▶ **Task to carry out**: Leave out the pictures and set down exactly the lines from the start of the listing through the one with "curve_end = 1.2207", both included.

▶ **Source excerpt**:

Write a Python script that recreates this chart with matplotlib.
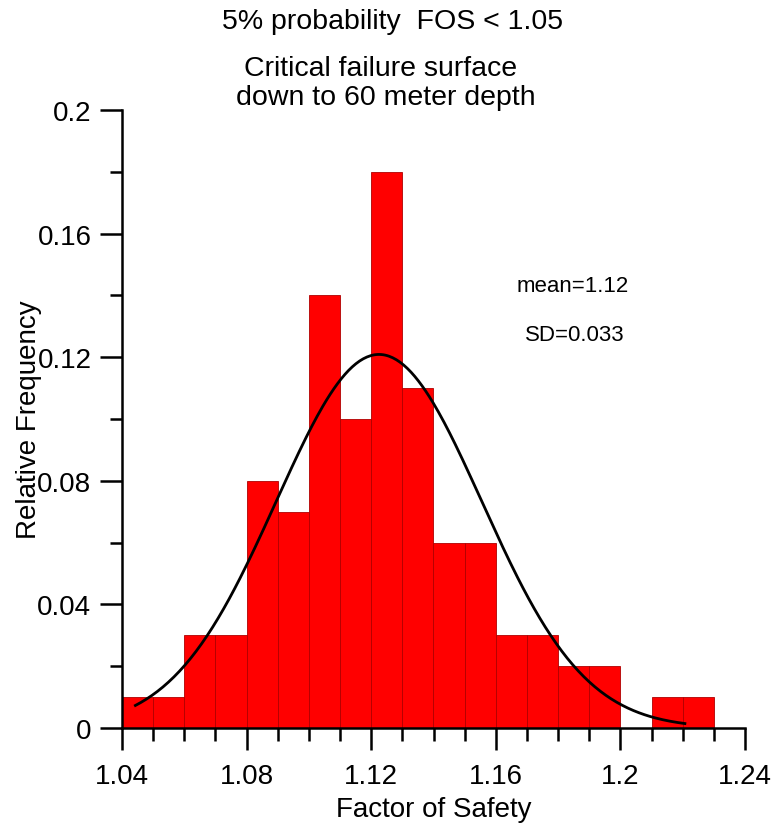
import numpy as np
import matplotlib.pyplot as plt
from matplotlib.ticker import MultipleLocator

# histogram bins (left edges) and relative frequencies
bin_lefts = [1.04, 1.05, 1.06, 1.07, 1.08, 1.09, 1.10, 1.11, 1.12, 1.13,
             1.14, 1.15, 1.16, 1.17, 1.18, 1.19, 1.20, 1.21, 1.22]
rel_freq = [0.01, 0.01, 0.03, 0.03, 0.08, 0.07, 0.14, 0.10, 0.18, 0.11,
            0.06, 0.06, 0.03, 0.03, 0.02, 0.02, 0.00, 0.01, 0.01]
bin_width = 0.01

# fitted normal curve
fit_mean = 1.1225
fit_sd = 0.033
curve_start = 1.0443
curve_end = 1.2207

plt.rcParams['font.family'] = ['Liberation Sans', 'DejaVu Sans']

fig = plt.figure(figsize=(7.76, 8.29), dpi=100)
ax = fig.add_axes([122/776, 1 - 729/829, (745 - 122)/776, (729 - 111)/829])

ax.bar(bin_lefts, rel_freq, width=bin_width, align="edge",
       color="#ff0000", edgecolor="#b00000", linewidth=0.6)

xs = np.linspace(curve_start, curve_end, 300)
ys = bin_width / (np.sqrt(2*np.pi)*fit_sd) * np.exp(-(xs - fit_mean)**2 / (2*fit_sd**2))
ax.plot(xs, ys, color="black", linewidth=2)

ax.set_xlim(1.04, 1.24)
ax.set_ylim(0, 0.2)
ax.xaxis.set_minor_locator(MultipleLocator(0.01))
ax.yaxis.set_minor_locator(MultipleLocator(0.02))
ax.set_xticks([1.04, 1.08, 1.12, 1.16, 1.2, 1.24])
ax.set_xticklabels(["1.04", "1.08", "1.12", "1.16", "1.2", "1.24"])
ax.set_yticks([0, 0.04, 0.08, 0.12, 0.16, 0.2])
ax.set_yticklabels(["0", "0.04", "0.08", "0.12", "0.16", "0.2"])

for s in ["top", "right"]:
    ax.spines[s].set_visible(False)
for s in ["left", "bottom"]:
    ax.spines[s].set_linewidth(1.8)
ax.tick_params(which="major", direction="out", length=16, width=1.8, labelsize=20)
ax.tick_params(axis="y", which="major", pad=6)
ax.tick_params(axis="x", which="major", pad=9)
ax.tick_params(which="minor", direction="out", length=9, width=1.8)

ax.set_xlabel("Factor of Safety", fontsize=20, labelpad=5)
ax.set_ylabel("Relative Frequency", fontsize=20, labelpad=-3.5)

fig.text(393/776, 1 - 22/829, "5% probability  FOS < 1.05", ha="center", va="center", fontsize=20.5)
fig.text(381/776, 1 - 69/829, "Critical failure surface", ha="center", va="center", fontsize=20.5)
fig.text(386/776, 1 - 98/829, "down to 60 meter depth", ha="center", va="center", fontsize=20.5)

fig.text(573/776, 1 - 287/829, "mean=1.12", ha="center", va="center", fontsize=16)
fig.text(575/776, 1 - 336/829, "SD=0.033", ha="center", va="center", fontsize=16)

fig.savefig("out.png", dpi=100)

▶ **Written answer**:
Write a Python script that recreates this chart with matplotlib.
import numpy as np
import matplotlib.pyplot as plt
from matplotlib.ticker import MultipleLocator

# histogram bins (left edges) and relative frequencies
bin_lefts = [1.04, 1.05, 1.06, 1.07, 1.08, 1.09, 1.10, 1.11, 1.12, 1.13,
             1.14, 1.15, 1.16, 1.17, 1.18, 1.19, 1.20, 1.21, 1.22]
rel_freq = [0.01, 0.01, 0.03, 0.03, 0.08, 0.07, 0.14, 0.10, 0.18, 0.11,
            0.06, 0.06, 0.03, 0.03, 0.02, 0.02, 0.00, 0.01, 0.01]
bin_width = 0.01

# fitted normal curve
fit_mean = 1.1225
fit_sd = 0.033
curve_start = 1.0443
curve_end = 1.2207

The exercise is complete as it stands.